DIRECTIVE >> From the first line of the listing below, retype each line up to and including the one with "ax.spines[s].set_linewidth(1.5)"; pictures stay out.

── GIVEN DATA ──

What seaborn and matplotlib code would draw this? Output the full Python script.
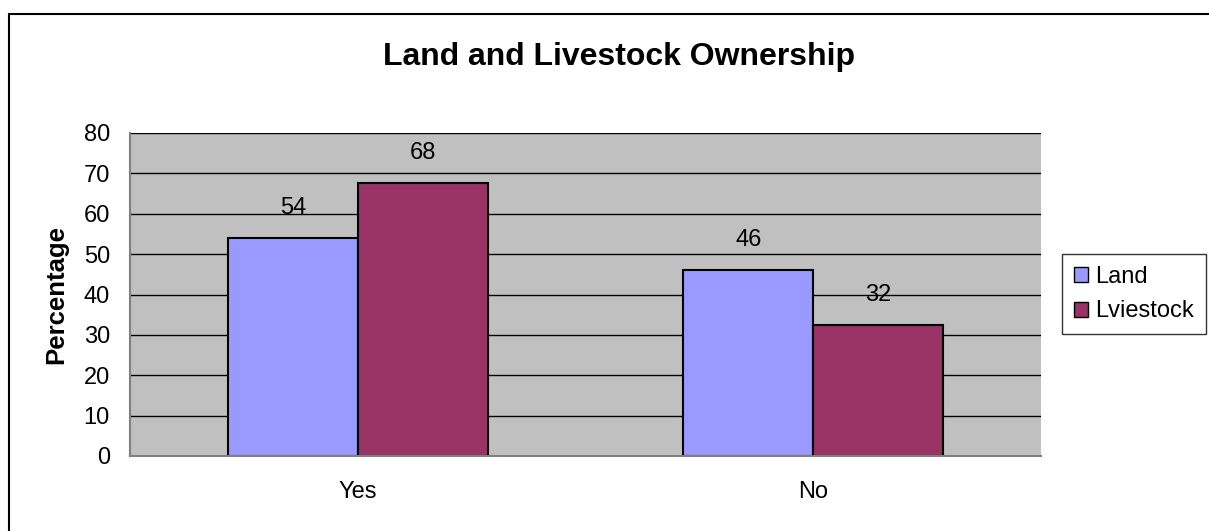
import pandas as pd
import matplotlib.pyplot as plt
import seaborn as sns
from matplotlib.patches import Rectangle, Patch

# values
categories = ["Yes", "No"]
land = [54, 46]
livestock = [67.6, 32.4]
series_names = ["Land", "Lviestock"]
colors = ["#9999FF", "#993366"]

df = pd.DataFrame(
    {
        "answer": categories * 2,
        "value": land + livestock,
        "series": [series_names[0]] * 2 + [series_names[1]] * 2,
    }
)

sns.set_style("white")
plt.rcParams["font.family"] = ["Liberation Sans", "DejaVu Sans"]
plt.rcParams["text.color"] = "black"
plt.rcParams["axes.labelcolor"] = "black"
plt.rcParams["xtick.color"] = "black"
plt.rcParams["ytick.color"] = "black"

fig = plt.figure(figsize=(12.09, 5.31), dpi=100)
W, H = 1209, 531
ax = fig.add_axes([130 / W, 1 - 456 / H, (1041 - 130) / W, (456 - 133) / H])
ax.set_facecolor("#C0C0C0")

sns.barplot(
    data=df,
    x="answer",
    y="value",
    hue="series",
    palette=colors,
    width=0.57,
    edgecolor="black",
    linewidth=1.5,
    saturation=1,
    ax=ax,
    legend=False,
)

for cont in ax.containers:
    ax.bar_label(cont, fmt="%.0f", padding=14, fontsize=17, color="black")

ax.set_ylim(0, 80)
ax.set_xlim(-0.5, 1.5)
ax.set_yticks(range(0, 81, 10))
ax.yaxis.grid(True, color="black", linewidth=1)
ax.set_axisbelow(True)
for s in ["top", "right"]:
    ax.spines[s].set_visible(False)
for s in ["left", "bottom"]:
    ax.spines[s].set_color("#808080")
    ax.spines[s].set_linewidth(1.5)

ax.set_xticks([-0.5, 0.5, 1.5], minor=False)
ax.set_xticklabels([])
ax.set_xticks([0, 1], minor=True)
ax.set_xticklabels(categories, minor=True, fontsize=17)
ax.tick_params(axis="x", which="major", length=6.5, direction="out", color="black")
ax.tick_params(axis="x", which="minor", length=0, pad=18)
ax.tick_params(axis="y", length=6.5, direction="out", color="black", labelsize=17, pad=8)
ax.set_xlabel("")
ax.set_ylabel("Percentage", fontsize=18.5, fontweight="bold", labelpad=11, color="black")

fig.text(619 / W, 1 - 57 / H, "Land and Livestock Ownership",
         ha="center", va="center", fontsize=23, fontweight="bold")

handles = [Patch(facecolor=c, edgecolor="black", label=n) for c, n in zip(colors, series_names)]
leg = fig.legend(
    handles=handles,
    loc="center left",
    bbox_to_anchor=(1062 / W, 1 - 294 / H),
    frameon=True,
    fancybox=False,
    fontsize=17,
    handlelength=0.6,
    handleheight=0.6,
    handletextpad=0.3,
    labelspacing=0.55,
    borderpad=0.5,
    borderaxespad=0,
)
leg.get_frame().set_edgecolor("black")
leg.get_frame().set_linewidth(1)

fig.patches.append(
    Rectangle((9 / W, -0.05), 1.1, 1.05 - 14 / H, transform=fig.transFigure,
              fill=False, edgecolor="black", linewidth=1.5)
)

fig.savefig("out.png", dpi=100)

───

SOLUTION TO THE EXERCISE >>
What seaborn and matplotlib code would draw this? Output the full Python script.
import pandas as pd
import matplotlib.pyplot as plt
import seaborn as sns
from matplotlib.patches import Rectangle, Patch

# values
categories = ["Yes", "No"]
land = [54, 46]
livestock = [67.6, 32.4]
series_names = ["Land", "Lviestock"]
colors = ["#9999FF", "#993366"]

df = pd.DataFrame(
    {
        "answer": categories * 2,
        "value": land + livestock,
        "series": [series_names[0]] * 2 + [series_names[1]] * 2,
    }
)

sns.set_style("white")
plt.rcParams["font.family"] = ["Liberation Sans", "DejaVu Sans"]
plt.rcParams["text.color"] = "black"
plt.rcParams["axes.labelcolor"] = "black"
plt.rcParams["xtick.color"] = "black"
plt.rcParams["ytick.color"] = "black"

fig = plt.figure(figsize=(12.09, 5.31), dpi=100)
W, H = 1209, 531
ax = fig.add_axes([130 / W, 1 - 456 / H, (1041 - 130) / W, (456 - 133) / H])
ax.set_facecolor("#C0C0C0")

sns.barplot(
    data=df,
    x="answer",
    y="value",
    hue="series",
    palette=colors,
    width=0.57,
    edgecolor="black",
    linewidth=1.5,
    saturation=1,
    ax=ax,
    legend=False,
)

for cont in ax.containers:
    ax.bar_label(cont, fmt="%.0f", padding=14, fontsize=17, color="black")

ax.set_ylim(0, 80)
ax.set_xlim(-0.5, 1.5)
ax.set_yticks(range(0, 81, 10))
ax.yaxis.grid(True, color="black", linewidth=1)
ax.set_axisbelow(True)
for s in ["top", "right"]:
    ax.spines[s].set_visible(False)
for s in ["left", "bottom"]:
    ax.spines[s].set_color("#808080")
    ax.spines[s].set_linewidth(1.5)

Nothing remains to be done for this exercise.